I have been looking for various proofs on why the infinite repeating decimal .999....=1 and I came across an explanation using Dedekind cuts on Wikipedia's website: https://en.wikipedia.org/wiki/0.999...#cite_note-13
But the definition presented brought up other questions for me that I had some difficulty answering.
1) My understanding from the Wikipedia page is that real numbers are defined by Dedekind cuts, where a real number is then equal to the infinite set of rationals less than it. If real numbers are sets then how do the usual operations on real numbers translate? For example, is addition set union? What about division?
2) I would like to present the proof to some high school senior students, but would like to read a "friendly" introduction of Dedekind cuts first. Do you know of any good resources?
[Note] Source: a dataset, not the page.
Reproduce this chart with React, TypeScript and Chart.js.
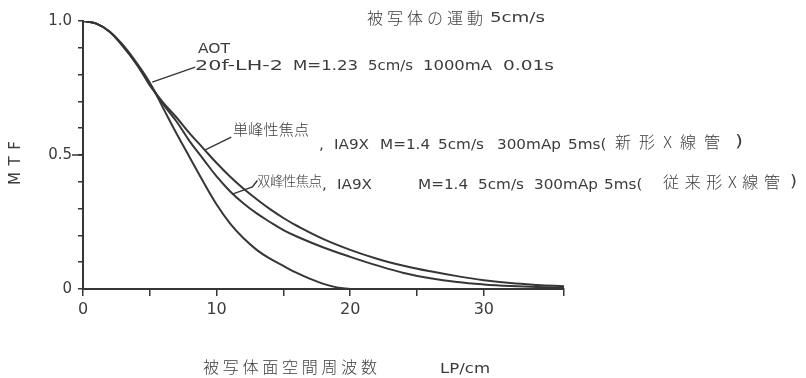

Dedekind cuts are somewhat elementary from an analysis point of view, but understanding exactly why they give the (complete) real numbers with all arithmetic operations defined as expected with all the desired properties is a bit harder. For addition, if you have two upper bounded sets of rational numbers then you can form the set of all pairwise sums of those rational numbers, and then take the least upper bound and show that this satisfies axioms of addition. Multiplication is similar for non-negative upper bounded sets of rationals, and care has to be taken when signs between two reals are potentially one or both negative. Division is accomplished if you can establish that multiplicative inverses of positive reals exist.
I've seen a few presentations of Dedekind cuts and they're all basically the same. I don't think there's any "silver bullet" that would allow you to significantly more easily explain the concept (complete with operations defined on reals) to high school students.